Malaysia’s requirement for two medium-range air defence batteries has evolved into a high-stakes competition involving India, China, South Korea, and potentially European defence manufacturers, turning the MERAD tender into a geopolitical referendum on regional military alignment, industrial cooperation, and strategic interoperability.

Indian defence officials strategically emphasized the indigenous active radio frequency seeker integrated into the Akash-1S missile, portraying the technology as a decisive leap beyond command-guided architectures that traditionally remain vulnerable against highly maneuverable aerial threats and electronic warfare environments.

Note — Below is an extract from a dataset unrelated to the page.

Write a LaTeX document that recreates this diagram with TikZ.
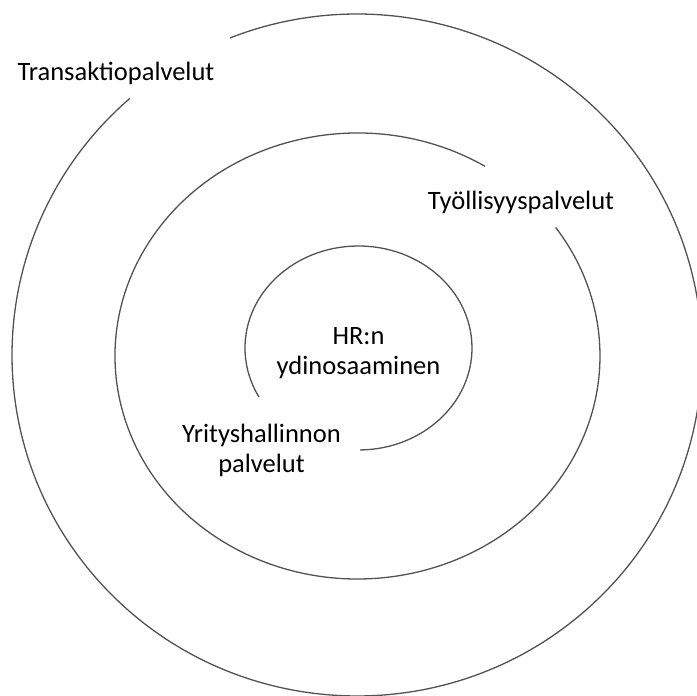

The deployment narrative surrounding the Akash Prime variant additionally highlighted enhanced environmental resilience, high-altitude operational performance, and mobility advantages designed to address increasingly complex regional threat environments involving drones, cruise missiles, and low-observable strike platforms.

By integrating technology transfer, local assembly, maintenance, repair and overhaul capabilities, alongside a minimum 30 percent local industrial participation structure, India is aligning its proposal directly with Malaysia’s Defence Industry Policy 2026 prioritization of sovereign defence manufacturing capacity and operational self-reliance.

The strategic timing of India’s proposal also reflects broader Indo-Pacific competition as Southeast Asian states accelerate layered air defence modernization amid rising military activity throughout the South China Sea, the Taiwan Strait, and contested maritime corridors connecting the Indian and Pacific Oceans.